Fostering an Environment for Progress
If we take the view that solutions will need to decide on different tradeoffs for different optimal solutions for particular problems, customer segments or form factors — and that we want many solutions to make attempts at different flavors of AR solutions — then how to encourage this?
The first step is to acknowledge that the “AR Holodeck” is not likely to arrive in the near term, and that interim, specialized solutions are not only OK, but may be preferred. Second is to foster an environment that allows a multitude of solutions to materialize — through open platforms and open standards. Finally, the industry requires collaboration — as entrants solve a problem in one domain, to share that solution with others to allow cross-pollination. Through these kinds of efforts, we may get our “holodeck of AR” eventually, but we’ll have been using AR for years already by the time that happens.
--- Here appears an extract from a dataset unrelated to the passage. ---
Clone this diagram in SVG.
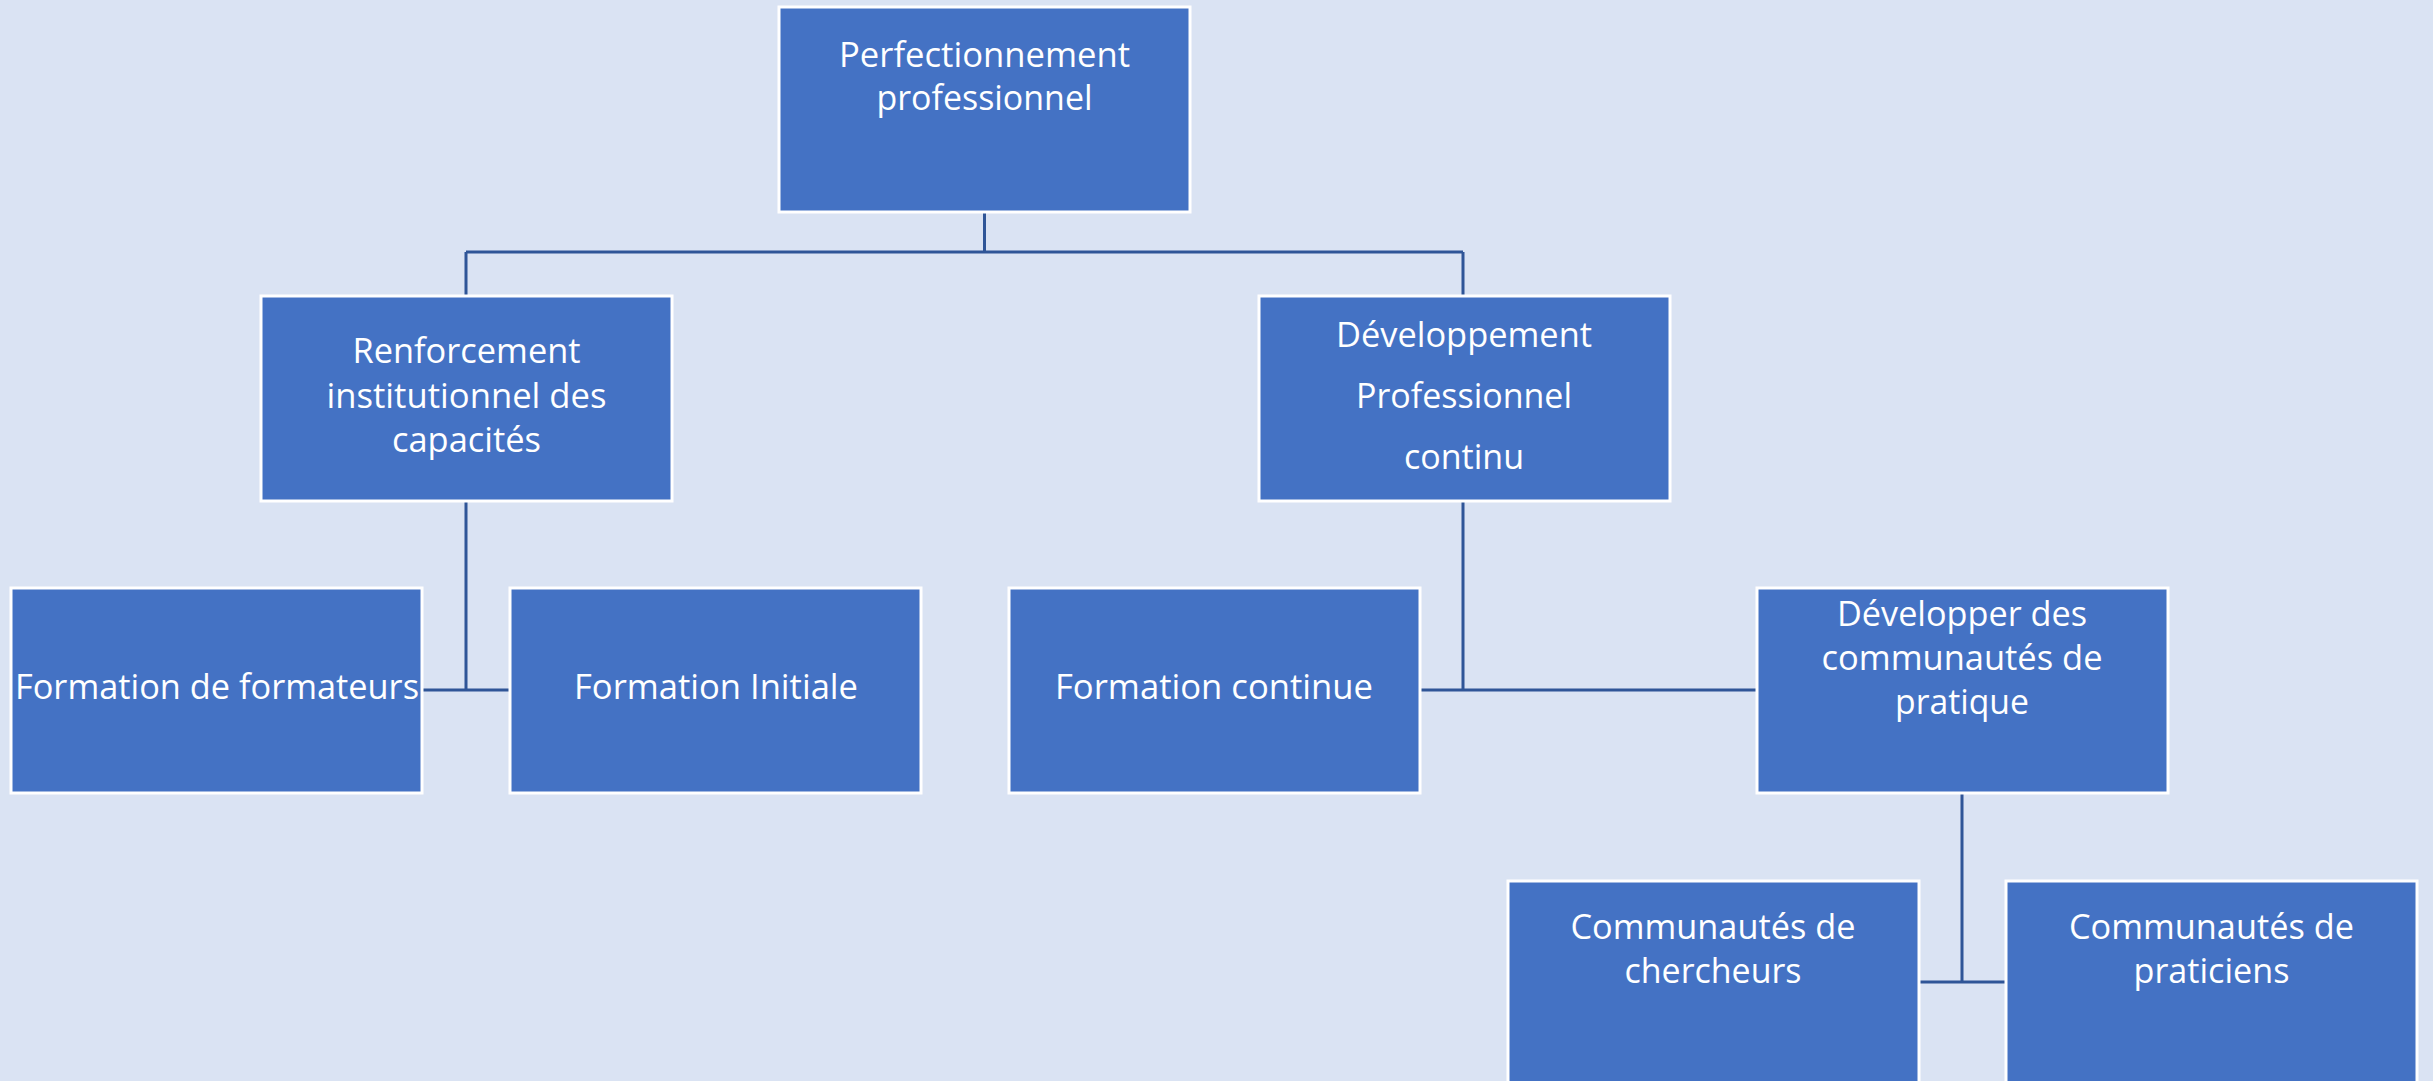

Kim Pallister manages the VR Center of Excellence at Intel. The opinions expressed in this article are his own and not necessarily represent the view of Intel Corporation
[1] I’m going to avoid getting into the AR/MR nomenclature debate. For purposes of this article and the illustrative Attributes of AR poster – I’m covering the full spectrum of cases where a solution would supplement a user’s environment with spatial elements, regardless of how seamlessly or realistically the solution attempts to integrate them into the environment.
[2] To give credit where it’s due: I owe thanks to the folks at Ziba Design for helping lay out the design in a far more cohesive way than I originally had it on my whiteboard. Also, a huge thanks to John Manoogian III for his creation of the *brilliant* Cognitive Bias Codex, from which I took inspiration.